Para pimpinan fakultas ilmu hukum yang tergabung dalam Forum Pimpinan Pendidikan Tinggi Hukum Indonesia (FPPTHI), siang ini membahas penyebab lambatnya ketok palu Rancangan Undang-Undang (RUU) Kitab Undang-Undang Hukum Pidana (KUHP) dan RUU Kitab Undang-Undang Hukum Acara Pidana (KUHAP). Bertempat di Ballroom Cendrawasih, Hotel Golden View, Bengkong diskusi panel yang digagas Pusat Studi Anti Korupsi (PASAK) Unrika Batam tersebut menghadirkan Prof.Dr.Muladi, S.H, Ketua Tim Penyusun RUU KUHP.
Selain Muladi, hadir juga Kepala Biro Hukum Komisi Pemberantasan Korupsi Republik Indonesia (KPK RI), Catherine Mulyana, SE,SH,MH dan anggota Komisi III Dewan Perwakilan Rakyat (DPR) RI, Taslim Chaniago dipandu moderator Dr. Ahmad Sudiro, SH,MH dari Unrika Batam.
Ketua PASAK Unrika, Mas Subagyo Eko Prasetyo.SH,MH mengemukakan pembahasan kedua RUU itu sangat penting, apalagi bagi mahasiswa yang tengan mendalami ilmu hukum. Baginya momentum seperti ini agar dapat dimanfaat civitas akademika. Selain akan dapat memahami orientasi pemahamanan ilmu hukum itu sendiri, juga kehadiran Prof Muladi tentu diharapkan mampu memberi rangsangan sikap kritis terhadap mekanisme penerapan hukum pidanan termasuk soal mekanisme beracara.
Muladi menyampaikan KUHP Indonesia saat ini yang berlaku merupakan hasil “Copy”KUHP (wVS) zaman penjajahan Belanda tahun 1886. Diberlakukan per 1 Januari 1918, cerita Muladi, Ketentuan hukum positif peninggalan Belanda itu pun terus berlaku setelah kemerdekaan atas dasar pasal II aturan peralihan UUD 1945.

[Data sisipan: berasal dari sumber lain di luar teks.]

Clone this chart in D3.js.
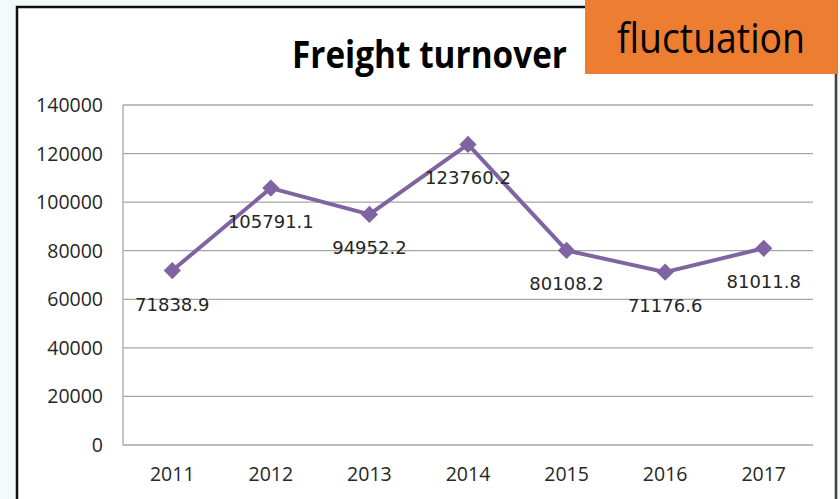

Kondisi itu, Jelas Muladi sudah tidak cocok dengan era saat ini. Pengaruh KUHP Belanda, katanya masih sangat besar melalui asas Konkordansi, Doktrin dan Yurisprudensi Mahkamah Agung Belanda sehingga begitu kental Ke-belanda-an nya.
“Banyak peraturan yang dikeluarkan Panglima Tertinggi bala tentara Hindia Belanda yang bertentangan dengan Kedudukan RI sebagai Negara Merdeka,”Katanya menegaskan.